Bars gain further protection from landlords

24th April, 2020 by Nicola Carruthers

Trade body UK Hospitality has welcomed the government’s new measures to prevent landlords from using aggressive methods to collect rent from businesses, which will provide “extra protection” for the industry.

Spirits Bottles

The new measures will “curb the aggressive behaviour” of landlords

The new rules, announced yesterday (23 April), will temporarily ban the use of statutory demands and winding up orders to claim unpaid rent due to the pandemic.

The UK government will also establish secondary laws to provide tenants with more breathing space to pay rent by preventing landlords using Commercial Rent Arrears Recovery (CRAR) unless they are owed 90 days of unpaid rent.

The new legislation to protect tenants will be in force until 30 June, and can be extended in line with the moratorium on commercial lease forfeiture.

On 24 March, the UK government introduced emergency legislation to prevent landlords from repossessing commercial properties if businesses were unable to pay their rent during the covid-19 pandemic.

UK Hospitality chief executive Kate Nicholls said the move was a “very helpful and pragmatic response” and will provide hospitality businesses with “some very valuable breathing room”.

She said the organisation has “pushed the government to provide extra protection for businesses, so it is good to see positive action”.

Nicholls continued: “Many businesses in our sector have no revenue whatsoever coming in, so paying rents has been out of the question for a significant number.

“This is likely to be the case for the rest of the year and further government action is required to address this for the next nine months.

“This extra space will allow businesses to survive and to find a way to work with landlords.
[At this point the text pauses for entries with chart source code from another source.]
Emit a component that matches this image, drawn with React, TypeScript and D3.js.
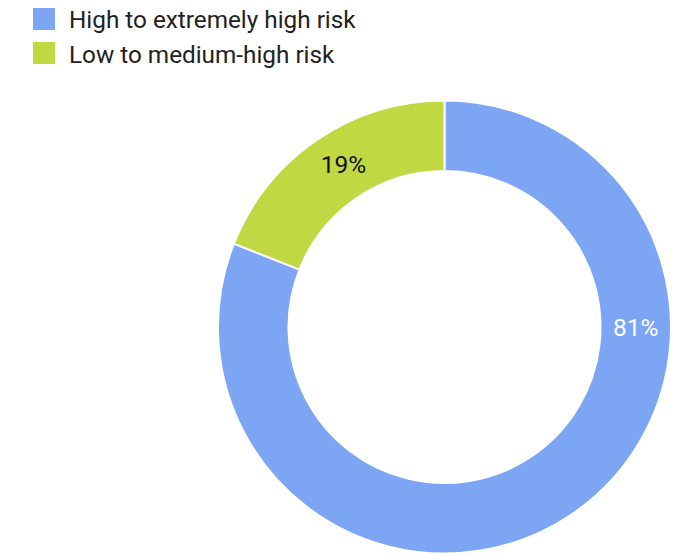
import React from "react";
import * as d3 from "d3";

const categories = ["High to extremely high risk", "Low to medium-high risk"];
const shares = [81, 19];
const colors = ["#7ca5f4", "#c0d841"];
const labelColors = ["#ffffff", "#111111"];
// angle (radians, clockwise from 12 o'clock) where each slice's label sits
const labelAngles = [Math.PI / 2, null as number | null];

const W = 683;
const H = 556;
const cx = 444.5;
const cy = 327;
const outerR = 226.5;
const innerR = 156;

export default function App() {
  const pie = d3
    .pie<number>()
    .sort(null)
    .value((d) => d)(shares);
  const arc = d3
    .arc<d3.PieArcDatum<number>>()
    .innerRadius(innerR)
    .outerRadius(outerR);
  const midR = (innerR + outerR) / 2;

  return (
    <svg
      width={W}
      height={H}
      style={{ position: "absolute", left: 0, top: 0 }}
      fontFamily="Roboto, sans-serif"
    >
      <rect width={W} height={H} fill="#fff" />
      <g transform={`translate(${cx},${cy})`}>
        {pie.map((p, i) => (
          <path key={i} d={arc(p) || ""} fill={colors[i]} stroke="#fff" strokeWidth={2} />
        ))}
        {pie.map((p, i) => {
          const a = labelAngles[i] ?? (p.startAngle + p.endAngle) / 2 + 0.04;
          const x = midR * Math.sin(a);
          const y = -midR * Math.cos(a);
          return (
            <text
              key={i}
              x={x}
              y={y}
              textAnchor="middle"
              dominantBaseline="central"
              fontSize={24.5}
              fill={labelColors[i]}
            >
              {`${shares[i]}%`}
            </text>
          );
        })}
      </g>
      <g>
        {categories.map((c, i) => (
          <g key={c}>
            <rect x={33} y={8 + i * 34} width={22} height={22} fill={colors[i]} />
            <text x={69} y={28 + i * 35} fontSize={24.3} fill="#222">
              {c}
            </text>
          </g>
        ))}
      </g>
    </svg>
  );
}
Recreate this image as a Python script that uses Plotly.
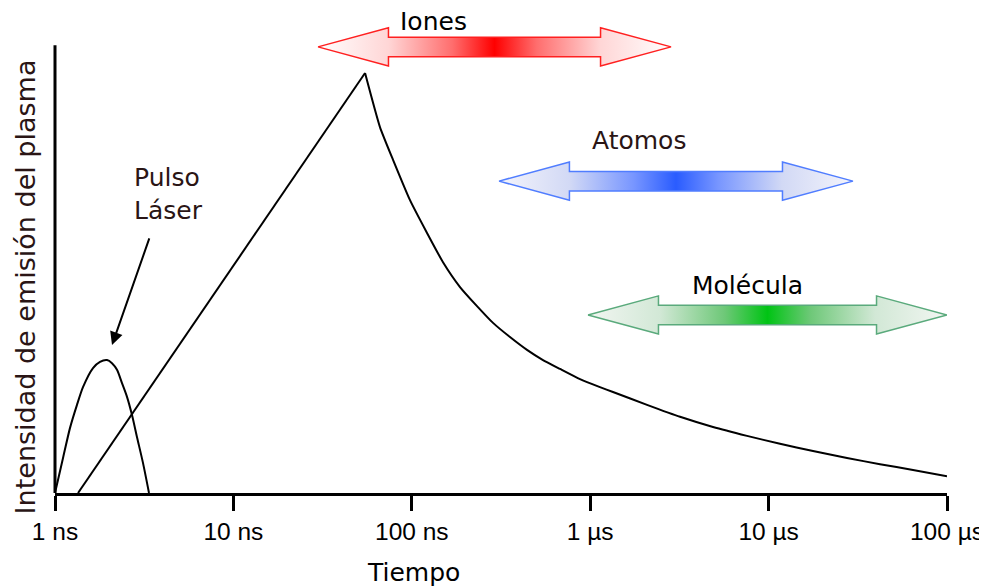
import math
import plotly.graph_objects as go

# ---------------- data ----------------
tick_vals = [1, 10, 100, 1000, 10000, 100000]          # time in ns
tick_text = ["1 ns", "10 ns", "100 ns", "1 µs", "10 µs", "100 µs"]

pulse_t = [1.0, 1.109, 1.214, 1.328, 1.435, 1.633, 1.787, 1.957, 2.087, 2.226, 2.374,
           2.533, 2.702, 2.882, 3.113, 3.365]
pulse_v = [0, 7.9, 14.7, 19.9, 23.9, 28.2, 29.6, 30.0, 29.3, 27.8, 24.8,
           21.7, 17.6, 12.6, 6.8, 0]

emission_t = [1.346, 54.7, 66.3, 78.5, 97.7, 121.7, 149.6, 186.3, 232.0, 285.3, 355.1,
              442.3, 543.8, 677.2, 876.6, 1134, 1342, 2082, 3188, 4879, 7568, 11585,
              17742, 27511, 42116, 64493, 100000]
emission_v = [0, 94.8, 82.6, 75.2, 66.1, 58.7, 52.1, 46.5, 42.2, 38.4, 35.2,
              32.3, 30.0, 28.0, 25.7, 23.9, 22.8, 19.9, 17.2, 14.9, 12.9, 11.1,
              9.5, 7.9, 6.5, 5.2, 3.8]

species = ["Iones", "Atomos", "Molécula"]
species_start = [29.8, 308, 972]          # ns
species_end = [2838, 29700, 100000]       # ns
species_level = [100.7, 70.4, 40.2]       # emission-intensity units

# ---------------- styles ----------------
arrow_line = ["rgb(255,32,32)", "rgb(80,125,255)", "rgb(90,170,124)"]
arrow_mid = ["rgb(255,0,0)", "rgb(42,92,255)", "rgb(0,196,20)"]
arrow_half = ["rgb(255,110,110)", "rgb(120,150,255)", "rgb(110,200,120)"]
arrow_soft = ["rgb(255,214,214)", "rgb(210,217,245)", "rgb(210,232,214)"]
arrow_edge = ["rgb(255,255,255)", "rgb(244,244,251)", "rgb(242,246,242)"]
label_t = [133, 1877, 7568]
label_dv = [5.8, 9.2, 6.6]
HEAD_DEC = 0.395     # arrow head length in decades
HEAD_H = 4.3         # arrow head half height
SHAFT_H = 2.2        # shaft half height
TXT = "#2a1515"
FONT = "DejaVu Sans"

fig = go.Figure()

# gradient double arrows
for i, name in enumerate(species):
    a, b, v = species_start[i], species_end[i], species_level[i]
    ha = a * 10 ** HEAD_DEC
    hb = b / 10 ** HEAD_DEC
    xs = [a, ha, ha, hb, hb, b, hb, hb, ha, ha, a]
    ys = [v, v + HEAD_H, v + SHAFT_H, v + SHAFT_H, v + HEAD_H, v,
          v - HEAD_H, v - SHAFT_H, v - SHAFT_H, v - HEAD_H, v]
    fig.add_trace(go.Scatter(
        x=xs, y=ys, mode="lines", fill="toself",
        line=dict(color=arrow_line[i], width=1.5),
        fillgradient=dict(type="horizontal", colorscale=[
            [0, arrow_edge[i]], [0.2, arrow_soft[i]], [0.38, arrow_half[i]],
            [0.5, arrow_mid[i]], [0.62, arrow_half[i]], [0.8, arrow_soft[i]],
            [1, arrow_edge[i]]]),
        hoverinfo="skip", showlegend=False))
    fig.add_annotation(x=math.log10(label_t[i]), y=v + label_dv[i],
                       xref="x", yref="y", text=name, showarrow=False,
                       font=dict(family=FONT, size=25,
                                 color=("#000000" if i != 1 else TXT)),
                       xanchor="center", yanchor="middle")

# laser pulse
fig.add_trace(go.Scatter(x=pulse_t, y=pulse_v, mode="lines",
                         line=dict(color="black", width=2, shape="spline", smoothing=0.7),
                         hoverinfo="skip", showlegend=False))
# plasma emission: linear rise, smooth decay
fig.add_trace(go.Scatter(x=emission_t[:2], y=emission_v[:2], mode="lines",
                         line=dict(color="black", width=2),
                         hoverinfo="skip", showlegend=False))
fig.add_trace(go.Scatter(x=emission_t[1:], y=emission_v[1:], mode="lines",
                         line=dict(color="black", width=2, shape="spline", smoothing=0.5),
                         hoverinfo="skip", showlegend=False))

# "Pulso Láser" label + arrow
fig.add_annotation(x=math.log10(2.087), y=33.4, ax=math.log10(3.4), ay=57.8,
                   xref="x", yref="y", axref="x", ayref="y",
                   text="", showarrow=True, arrowhead=2, arrowsize=1.3,
                   arrowwidth=2, arrowcolor="black")
fig.add_annotation(x=math.log10(2.7), y=67.5, xref="x", yref="y",
                   text="Pulso<br>Láser", showarrow=False, align="left",
                   xanchor="left", yanchor="middle",
                   font=dict(family=FONT, size=25, color=TXT))

# axis titles
fig.add_annotation(x=math.log10(102), y=-0.164, xref="x", yref="paper",
                   text="Tiempo", showarrow=False, yanchor="middle",
                   font=dict(family=FONT, size=25, color="black"))
fig.add_annotation(x=-0.0332, y=0.4265, xref="paper", yref="paper",
                   text="Intensidad de emisión del plasma", showarrow=False,
                   textangle=-90, xanchor="center", yanchor="middle",
                   font=dict(family=FONT, size=27, color=TXT))

# y axis line (shorter than the plot area so arrows above can show)
fig.add_shape(type="line", xref="paper", yref="y", x0=0, x1=0, y0=0, y1=101.1,
              line=dict(color="black", width=3))

fig.update_xaxes(type="log", range=[0, 5], tickvals=tick_vals, ticktext=tick_text,
                 showline=True, linecolor="black", linewidth=3,
                 ticks="outside", ticklen=15, tickwidth=3, tickcolor="black",
                 showgrid=False, zeroline=False, automargin=False,
                 tickfont=dict(family="Liberation Sans", size=24.5, color="black"))
fig.update_yaxes(range=[0, 109.03], showline=False, showgrid=False, zeroline=False,
                 showticklabels=False, ticks="", automargin=False)

# the page body adds an 8 px offset; the figure is sized to fit the window
fig.update_layout(width=979, height=580, plot_bgcolor="white", paper_bgcolor="white",
                  margin=dict(l=47, r=40, t=2, b=95))

fig.write_html("out.html")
If social distancing measures are to be in place for some time, as we now believe they will, this measure must be extended to ensure that businesses can survive. A cancellation of existing sanctions is also very welcome.

“The majority of landlords have understood the challenges the sector has faced, but these measures were much needed to curb the aggressive behaviour of others which, if left unchecked, threaten hundreds of thousands of jobs.”

Support in Wales

In a separate announcement yesterday (23 April), UK Hospitality is also urging the Welsh government to “ring-fence” funds for the sector.

UK Hospitality executive director for Wales David Chapman welcomed the government’s addition of £100 million (US$123m) to the Economic Resilience Fund in Wales this week (20 April), which will “provide a much-needed lifeline for businesses seriously hit by this crisis”.

He said: “We hope that, as we begin to look at renewal, the Welsh government goes even further and makes sure that sufficient cash is ring-fenced for hospitality. Our sector’s future is really precarious – we have been hit very hard by the crisis, probably more than any other industry in Wales, and it will take, in some cases, considerable time – maybe 12 months for our businesses to even start to properly recover.

“We can help government target sufficient ring-fenced funds for our industry and it would underline just how critical our new foundation sector is for the Welsh economy and reflect its importance in the eyes of the Welsh government.”